Omit all pictures, then retype the data exactly as given.

┄┄┄┄┄┄┄┄┄┄┄┄┄┄┄┄┄┄┄┄

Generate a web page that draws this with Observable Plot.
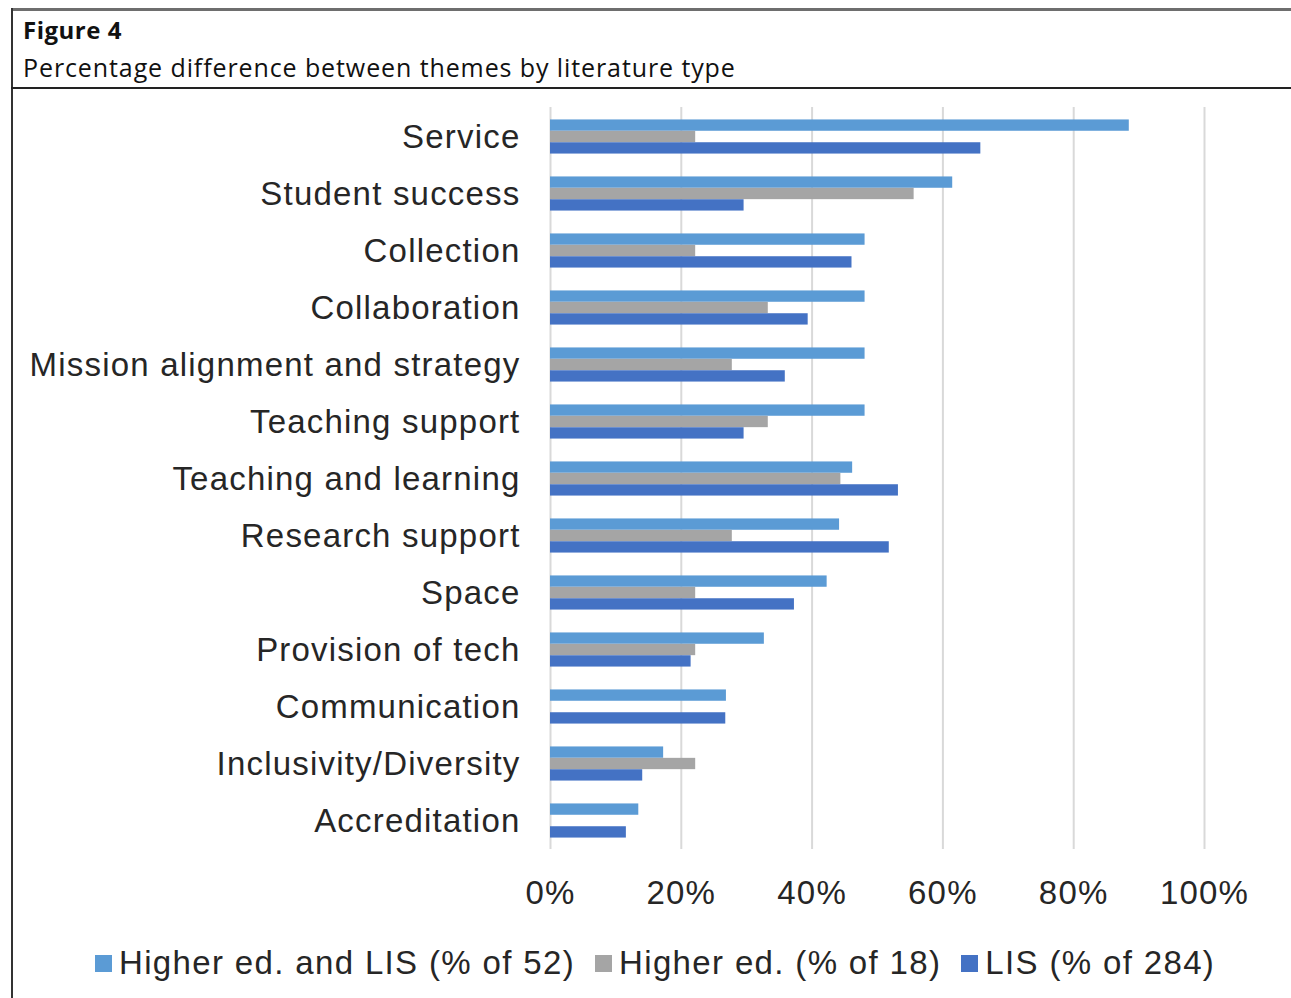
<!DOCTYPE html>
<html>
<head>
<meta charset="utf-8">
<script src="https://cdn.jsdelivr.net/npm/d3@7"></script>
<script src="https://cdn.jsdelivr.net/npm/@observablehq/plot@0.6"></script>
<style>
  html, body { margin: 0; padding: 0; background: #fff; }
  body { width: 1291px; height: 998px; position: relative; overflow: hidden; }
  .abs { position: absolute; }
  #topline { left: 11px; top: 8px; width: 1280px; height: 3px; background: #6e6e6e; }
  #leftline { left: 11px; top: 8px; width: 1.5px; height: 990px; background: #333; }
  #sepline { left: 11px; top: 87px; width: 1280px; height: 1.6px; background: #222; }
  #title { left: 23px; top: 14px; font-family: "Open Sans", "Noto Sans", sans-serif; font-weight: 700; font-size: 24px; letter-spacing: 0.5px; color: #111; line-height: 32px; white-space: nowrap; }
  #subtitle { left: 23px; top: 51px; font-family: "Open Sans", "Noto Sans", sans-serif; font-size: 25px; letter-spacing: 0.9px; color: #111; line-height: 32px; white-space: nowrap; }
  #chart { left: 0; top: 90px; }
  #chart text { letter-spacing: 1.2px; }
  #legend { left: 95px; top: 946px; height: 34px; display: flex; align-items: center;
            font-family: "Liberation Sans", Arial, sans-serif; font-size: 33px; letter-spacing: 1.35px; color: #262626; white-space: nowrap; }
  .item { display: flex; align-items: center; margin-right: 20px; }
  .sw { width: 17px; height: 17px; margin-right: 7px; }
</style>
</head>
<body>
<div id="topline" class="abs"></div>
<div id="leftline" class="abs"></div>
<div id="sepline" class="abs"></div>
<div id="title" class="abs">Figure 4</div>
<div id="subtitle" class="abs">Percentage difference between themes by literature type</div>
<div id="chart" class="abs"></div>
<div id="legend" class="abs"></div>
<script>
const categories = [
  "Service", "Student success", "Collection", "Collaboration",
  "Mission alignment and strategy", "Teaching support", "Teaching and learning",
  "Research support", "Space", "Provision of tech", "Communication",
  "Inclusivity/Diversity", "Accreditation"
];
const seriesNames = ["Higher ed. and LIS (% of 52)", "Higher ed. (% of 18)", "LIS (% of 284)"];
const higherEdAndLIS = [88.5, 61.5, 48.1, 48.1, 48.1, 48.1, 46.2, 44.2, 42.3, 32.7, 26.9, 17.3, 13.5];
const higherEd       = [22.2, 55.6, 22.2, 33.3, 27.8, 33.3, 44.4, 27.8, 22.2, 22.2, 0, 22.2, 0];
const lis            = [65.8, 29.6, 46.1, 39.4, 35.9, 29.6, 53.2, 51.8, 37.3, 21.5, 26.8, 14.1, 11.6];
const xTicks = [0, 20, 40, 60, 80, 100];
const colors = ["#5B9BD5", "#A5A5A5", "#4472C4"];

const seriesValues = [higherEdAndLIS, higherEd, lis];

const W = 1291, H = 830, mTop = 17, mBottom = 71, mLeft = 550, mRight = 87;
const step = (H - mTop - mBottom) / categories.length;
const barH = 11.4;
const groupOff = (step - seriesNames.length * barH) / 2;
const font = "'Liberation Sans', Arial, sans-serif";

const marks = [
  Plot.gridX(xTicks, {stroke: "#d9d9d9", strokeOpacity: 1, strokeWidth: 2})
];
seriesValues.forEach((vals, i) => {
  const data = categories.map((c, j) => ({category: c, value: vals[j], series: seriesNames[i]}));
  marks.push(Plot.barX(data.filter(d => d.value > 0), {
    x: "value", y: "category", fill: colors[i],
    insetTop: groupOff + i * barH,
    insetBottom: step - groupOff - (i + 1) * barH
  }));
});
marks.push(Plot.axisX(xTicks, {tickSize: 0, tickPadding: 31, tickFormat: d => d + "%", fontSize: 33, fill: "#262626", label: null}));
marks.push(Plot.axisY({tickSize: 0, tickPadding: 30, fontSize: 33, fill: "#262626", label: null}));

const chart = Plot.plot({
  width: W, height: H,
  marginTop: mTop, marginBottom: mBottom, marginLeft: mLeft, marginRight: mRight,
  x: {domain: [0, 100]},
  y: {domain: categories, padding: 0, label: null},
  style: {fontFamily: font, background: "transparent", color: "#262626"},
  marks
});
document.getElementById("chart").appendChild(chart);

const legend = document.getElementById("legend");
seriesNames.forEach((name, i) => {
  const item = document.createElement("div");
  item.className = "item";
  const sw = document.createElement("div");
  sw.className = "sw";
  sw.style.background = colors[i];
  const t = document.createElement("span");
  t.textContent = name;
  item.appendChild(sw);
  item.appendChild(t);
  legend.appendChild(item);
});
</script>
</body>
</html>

┄┄┄┄┄┄┄┄┄┄┄┄┄┄┄┄┄┄┄┄

• [IN RESPONSE]
Generate a web page that draws this with Observable Plot.
<!DOCTYPE html>
<html>
<head>
<meta charset="utf-8">
<script src="https://cdn.jsdelivr.net/npm/d3@7"></script>
<script src="https://cdn.jsdelivr.net/npm/@observablehq/plot@0.6"></script>
<style>
  html, body { margin: 0; padding: 0; background: #fff; }
  body { width: 1291px; height: 998px; position: relative; overflow: hidden; }
  .abs { position: absolute; }
  #topline { left: 11px; top: 8px; width: 1280px; height: 3px; background: #6e6e6e; }
  #leftline { left: 11px; top: 8px; width: 1.5px; height: 990px; background: #333; }
  #sepline { left: 11px; top: 87px; width: 1280px; height: 1.6px; background: #222; }
  #title { left: 23px; top: 14px; font-family: "Open Sans", "Noto Sans", sans-serif; font-weight: 700; font-size: 24px; letter-spacing: 0.5px; color: #111; line-height: 32px; white-space: nowrap; }
  #subtitle { left: 23px; top: 51px; font-family: "Open Sans", "Noto Sans", sans-serif; font-size: 25px; letter-spacing: 0.9px; color: #111; line-height: 32px; white-space: nowrap; }
  #chart { left: 0; top: 90px; }
  #chart text { letter-spacing: 1.2px; }
  #legend { left: 95px; top: 946px; height: 34px; display: flex; align-items: center;
            font-family: "Liberation Sans", Arial, sans-serif; font-size: 33px; letter-spacing: 1.35px; color: #262626; white-space: nowrap; }
  .item { display: flex; align-items: center; margin-right: 20px; }
  .sw { width: 17px; height: 17px; margin-right: 7px; }
</style>
</head>
<body>
<div id="topline" class="abs"></div>
<div id="leftline" class="abs"></div>
<div id="sepline" class="abs"></div>
<div id="title" class="abs">Figure 4</div>
<div id="subtitle" class="abs">Percentage difference between themes by literature type</div>
<div id="chart" class="abs"></div>
<div id="legend" class="abs"></div>
<script>
const categories = [
  "Service", "Student success", "Collection", "Collaboration",
  "Mission alignment and strategy", "Teaching support", "Teaching and learning",
  "Research support", "Space", "Provision of tech", "Communication",
  "Inclusivity/Diversity", "Accreditation"
];
const seriesNames = ["Higher ed. and LIS (% of 52)", "Higher ed. (% of 18)", "LIS (% of 284)"];
const higherEdAndLIS = [88.5, 61.5, 48.1, 48.1, 48.1, 48.1, 46.2, 44.2, 42.3, 32.7, 26.9, 17.3, 13.5];
const higherEd       = [22.2, 55.6, 22.2, 33.3, 27.8, 33.3, 44.4, 27.8, 22.2, 22.2, 0, 22.2, 0];
const lis            = [65.8, 29.6, 46.1, 39.4, 35.9, 29.6, 53.2, 51.8, 37.3, 21.5, 26.8, 14.1, 11.6];
const xTicks = [0, 20, 40, 60, 80, 100];
const colors = ["#5B9BD5", "#A5A5A5", "#4472C4"];

const seriesValues = [higherEdAndLIS, higherEd, lis];

const W = 1291, H = 830, mTop = 17, mBottom = 71, mLeft = 550, mRight = 87;
const step = (H - mTop - mBottom) / categories.length;
const barH = 11.4;
const groupOff = (step - seriesNames.length * barH) / 2;
const font = "'Liberation Sans', Arial, sans-serif";

const marks = [
  Plot.gridX(xTicks, {stroke: "#d9d9d9", strokeOpacity: 1, strokeWidth: 2})
];
seriesValues.forEach((vals, i) => {
  const data = categories.map((c, j) => ({category: c, value: vals[j], series: seriesNames[i]}));
  marks.push(Plot.barX(data.filter(d => d.value > 0), {
    x: "value", y: "category", fill: colors[i],
    insetTop: groupOff + i * barH,
    insetBottom: step - groupOff - (i + 1) * barH
  }));
});
marks.push(Plot.axisX(xTicks, {tickSize: 0, tickPadding: 31, tickFormat: d => d + "%", fontSize: 33, fill: "#262626", label: null}));
marks.push(Plot.axisY({tickSize: 0, tickPadding: 30, fontSize: 33, fill: "#262626", label: null}));

const chart = Plot.plot({
  width: W, height: H,
  marginTop: mTop, marginBottom: mBottom, marginLeft: mLeft, marginRight: mRight,
  x: {domain: [0, 100]},
  y: {domain: categories, padding: 0, label: null},
  style: {fontFamily: font, background: "transparent", color: "#262626"},
  marks
});
document.getElementById("chart").appendChild(chart);

const legend = document.getElementById("legend");
seriesNames.forEach((name, i) => {
  const item = document.createElement("div");
  item.className = "item";
  const sw = document.createElement("div");
  sw.className = "sw";
  sw.style.background = colors[i];
  const t = document.createElement("span");
  t.textContent = name;
  item.appendChild(sw);
  item.appendChild(t);
  legend.appendChild(item);
});
</script>
</body>
</html>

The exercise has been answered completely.